● Input for this task
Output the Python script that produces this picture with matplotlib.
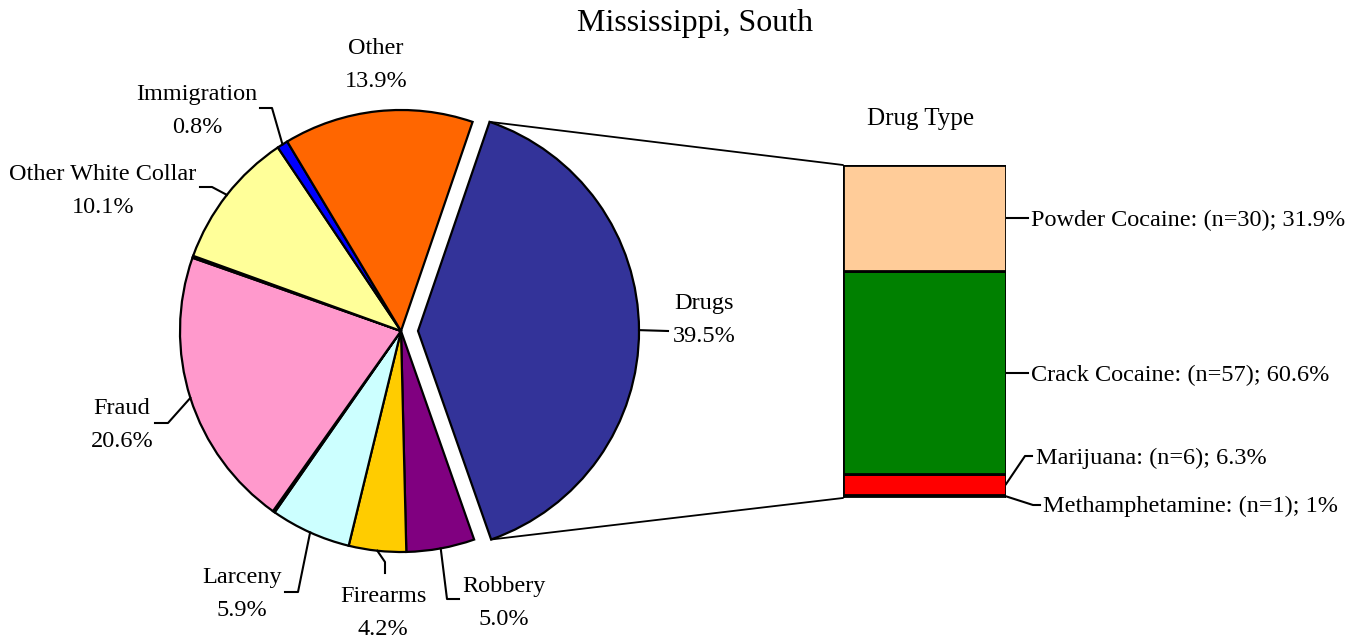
import numpy as np
import matplotlib
matplotlib.use('Agg')
from matplotlib import pyplot as plt
from matplotlib.patches import ConnectionPatch

plt.rcParams['font.family'] = ['Liberation Serif', 'DejaVu Serif']

# offense shares, clockwise from Drugs
offenses = ['Drugs', 'Robbery', 'Firearms', 'Larceny', '', 'Fraud', '',
            'Other White Collar', 'Immigration', 'Other']
shares = [39.5, 5.0, 4.2, 5.9, 0.15, 20.6, 0.15, 10.1, 0.8, 13.9]
colors = ['#333399', '#800080', '#FFCC00', '#CCFFFF', '#FFFFFF', '#FF99CC',
          '#FFFFFF', '#FFFF99', '#0000FF', '#FF6600']

# drug type breakdown, bottom to top
drug_types = ['Methamphetamine', 'Marijuana', 'Crack Cocaine', 'Powder Cocaine']
drug_n = [1, 6, 57, 30]
drug_pct = [1, 6.3, 60.6, 31.9]
drug_colors = ['#CCFFCC', '#FF0000', '#008000', '#FFCC99']

W, H = 1359, 638
fig = plt.figure(figsize=(W / 100, H / 100), dpi=100)
ax = fig.add_axes([0, 0, 1, 1])

def Y(y):
    return H - y

cx, cy, r = 401, Y(331), 221
# matplotlib offsets exploded wedges in data units
explode = [17] + [0] * (len(shares) - 1)
wedges, _ = ax.pie(shares, colors=colors, startangle=71.1, counterclock=False,
                   center=(cx, cy), radius=r, explode=explode,
                   wedgeprops=dict(edgecolor='black', linewidth=1.6))
ax.set_xlim(0, W)
ax.set_ylim(0, H)
ax.set_aspect('equal')
ax.axis('off')

def edge_pt(w, ang=None):
    if ang is None:
        ang = (w.theta1 + w.theta2) / 2
    a = np.deg2rad(ang)
    return w.center[0] + w.r * np.cos(a), w.center[1] + w.r * np.sin(a)

# label placement (image px): text centre, leader path after the wedge edge
label_pos = {
    'Drugs': ((704, 320), [(668, 331)]),
    'Robbery': ((504, 603), [(447, 599), (459, 599)]),
    'Firearms': ((383, 613), [(385, 562), (385, 573)]),
    'Larceny': ((242, 594), [(298, 592), (285, 592)]),
    'Fraud': ((122, 425), [(168, 423), (155, 423)]),
    'Other White Collar': ((103, 191), [(212, 187), (200, 187)]),
    'Immigration': ((197, 111), [(272, 108), (260, 108)]),
    'Other': ((376, 65), []),
}
fs = 17.5
for w, name, s in zip(wedges, offenses, shares):
    if not name:
        continue
    (tx, ty), path = label_pos[name]
    ax.text(tx, Y(ty), f'{name}\n{s:.1f}%', ha='center', va='center',
            fontsize=fs, linespacing=1.7)
    if path:
        px, py = edge_pt(w)
        xs = [px] + [p[0] for p in path]
        ys = [py] + [Y(p[1]) for p in path]
        ax.plot(xs, ys, color='black', lw=1.5)

fig.text(695 / W, 1 - 24 / H, 'Mississippi, South', ha='center', va='center',
         fontsize=23)

# stacked bar for drug types
bx0, bx1, by0, by1 = 843, 1006, 165, 498
ax2 = fig.add_axes([bx0 / W, (H - by1) / H, (bx1 - bx0) / W, (by1 - by0) / H])
bottoms = np.concatenate([[0], np.cumsum(drug_pct)[:-1]])
ax2.bar(0, drug_pct, bottom=bottoms, width=1, color=drug_colors,
        edgecolor='black', linewidth=2)
ax2.set_xlim(-0.5, 0.5)
ax2.set_ylim(0, sum(drug_pct))
ax2.axis('off')

ax.text(921, Y(119), 'Drug Type', ha='center', va='center', fontsize=18)

def to_main(x, y):
    return ax.transData.inverted().transform(ax2.transData.transform((x, y)))

bar_label_pos = {
    'Powder Cocaine': ((1031, 220), [(1028, None)]),
    'Crack Cocaine': ((1031, 375), [(1028, None)]),
    'Marijuana': ((1036, 458), [(1025, 456), (1032, 456)]),
    'Methamphetamine': ((1043, 506), [(1033, 505), (1040, 505)]),
}
for name, n, p, b in zip(drug_types, drug_n, drug_pct, bottoms):
    (tx, ty), path = bar_label_pos[name]
    ax.text(tx, Y(ty), f'{name}: (n={n}); {p:g}%', ha='left', va='center',
            fontsize=fs)
    sx, sy = to_main(0.5, b + p / 2)
    xs, ys = [sx], [sy]
    for px, py in path:
        xs.append(px)
        ys.append(sy if py is None else Y(py))
    ax.plot(xs, ys, color='black', lw=1.5)

# connector lines from exploded Drugs slice to bar
dw = wedges[0]
for ang, yb in [(dw.theta2, sum(drug_pct)), (dw.theta1, 0)]:
    con = ConnectionPatch(xyA=edge_pt(dw, ang), coordsA=ax.transData,
                          xyB=(-0.5, yb), coordsB=ax2.transData,
                          color='black', lw=1.3)
    fig.add_artist(con)

fig.savefig('out.png', dpi=100)
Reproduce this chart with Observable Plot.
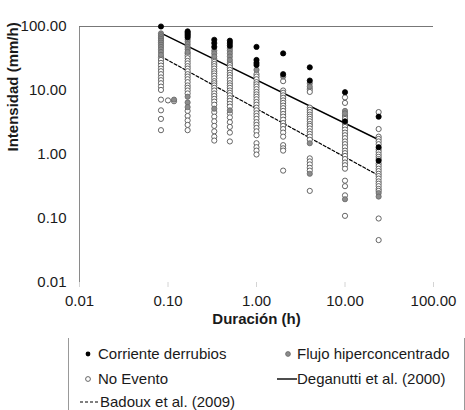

● What is expected
Transcribe the complete set of entries verbatim. No pictures belong in the copy.

● Exercise output
Output the Python script that produces this picture with matplotlib.
import numpy as np
import matplotlib
matplotlib.use('Agg')
from matplotlib import pyplot as plt
from matplotlib.patches import ConnectionPatch

plt.rcParams['font.family'] = ['Liberation Serif', 'DejaVu Serif']

# offense shares, clockwise from Drugs
offenses = ['Drugs', 'Robbery', 'Firearms', 'Larceny', '', 'Fraud', '',
            'Other White Collar', 'Immigration', 'Other']
shares = [39.5, 5.0, 4.2, 5.9, 0.15, 20.6, 0.15, 10.1, 0.8, 13.9]
colors = ['#333399', '#800080', '#FFCC00', '#CCFFFF', '#FFFFFF', '#FF99CC',
          '#FFFFFF', '#FFFF99', '#0000FF', '#FF6600']

# drug type breakdown, bottom to top
drug_types = ['Methamphetamine', 'Marijuana', 'Crack Cocaine', 'Powder Cocaine']
drug_n = [1, 6, 57, 30]
drug_pct = [1, 6.3, 60.6, 31.9]
drug_colors = ['#CCFFCC', '#FF0000', '#008000', '#FFCC99']

W, H = 1359, 638
fig = plt.figure(figsize=(W / 100, H / 100), dpi=100)
ax = fig.add_axes([0, 0, 1, 1])

def Y(y):
    return H - y

cx, cy, r = 401, Y(331), 221
# matplotlib offsets exploded wedges in data units
explode = [17] + [0] * (len(shares) - 1)
wedges, _ = ax.pie(shares, colors=colors, startangle=71.1, counterclock=False,
                   center=(cx, cy), radius=r, explode=explode,
                   wedgeprops=dict(edgecolor='black', linewidth=1.6))
ax.set_xlim(0, W)
ax.set_ylim(0, H)
ax.set_aspect('equal')
ax.axis('off')

def edge_pt(w, ang=None):
    if ang is None:
        ang = (w.theta1 + w.theta2) / 2
    a = np.deg2rad(ang)
    return w.center[0] + w.r * np.cos(a), w.center[1] + w.r * np.sin(a)

# label placement (image px): text centre, leader path after the wedge edge
label_pos = {
    'Drugs': ((704, 320), [(668, 331)]),
    'Robbery': ((504, 603), [(447, 599), (459, 599)]),
    'Firearms': ((383, 613), [(385, 562), (385, 573)]),
    'Larceny': ((242, 594), [(298, 592), (285, 592)]),
    'Fraud': ((122, 425), [(168, 423), (155, 423)]),
    'Other White Collar': ((103, 191), [(212, 187), (200, 187)]),
    'Immigration': ((197, 111), [(272, 108), (260, 108)]),
    'Other': ((376, 65), []),
}
fs = 17.5
for w, name, s in zip(wedges, offenses, shares):
    if not name:
        continue
    (tx, ty), path = label_pos[name]
    ax.text(tx, Y(ty), f'{name}\n{s:.1f}%', ha='center', va='center',
            fontsize=fs, linespacing=1.7)
    if path:
        px, py = edge_pt(w)
        xs = [px] + [p[0] for p in path]
        ys = [py] + [Y(p[1]) for p in path]
        ax.plot(xs, ys, color='black', lw=1.5)

fig.text(695 / W, 1 - 24 / H, 'Mississippi, South', ha='center', va='center',
         fontsize=23)

# stacked bar for drug types
bx0, bx1, by0, by1 = 843, 1006, 165, 498
ax2 = fig.add_axes([bx0 / W, (H - by1) / H, (bx1 - bx0) / W, (by1 - by0) / H])
bottoms = np.concatenate([[0], np.cumsum(drug_pct)[:-1]])
ax2.bar(0, drug_pct, bottom=bottoms, width=1, color=drug_colors,
        edgecolor='black', linewidth=2)
ax2.set_xlim(-0.5, 0.5)
ax2.set_ylim(0, sum(drug_pct))
ax2.axis('off')

ax.text(921, Y(119), 'Drug Type', ha='center', va='center', fontsize=18)

def to_main(x, y):
    return ax.transData.inverted().transform(ax2.transData.transform((x, y)))

bar_label_pos = {
    'Powder Cocaine': ((1031, 220), [(1028, None)]),
    'Crack Cocaine': ((1031, 375), [(1028, None)]),
    'Marijuana': ((1036, 458), [(1025, 456), (1032, 456)]),
    'Methamphetamine': ((1043, 506), [(1033, 505), (1040, 505)]),
}
for name, n, p, b in zip(drug_types, drug_n, drug_pct, bottoms):
    (tx, ty), path = bar_label_pos[name]
    ax.text(tx, Y(ty), f'{name}: (n={n}); {p:g}%', ha='left', va='center',
            fontsize=fs)
    sx, sy = to_main(0.5, b + p / 2)
    xs, ys = [sx], [sy]
    for px, py in path:
        xs.append(px)
        ys.append(sy if py is None else Y(py))
    ax.plot(xs, ys, color='black', lw=1.5)

# connector lines from exploded Drugs slice to bar
dw = wedges[0]
for ang, yb in [(dw.theta2, sum(drug_pct)), (dw.theta1, 0)]:
    con = ConnectionPatch(xyA=edge_pt(dw, ang), coordsA=ax.transData,
                          xyB=(-0.5, yb), coordsB=ax2.transData,
                          color='black', lw=1.3)
    fig.add_artist(con)

fig.savefig('out.png', dpi=100)
Reproduce this chart with Observable Plot.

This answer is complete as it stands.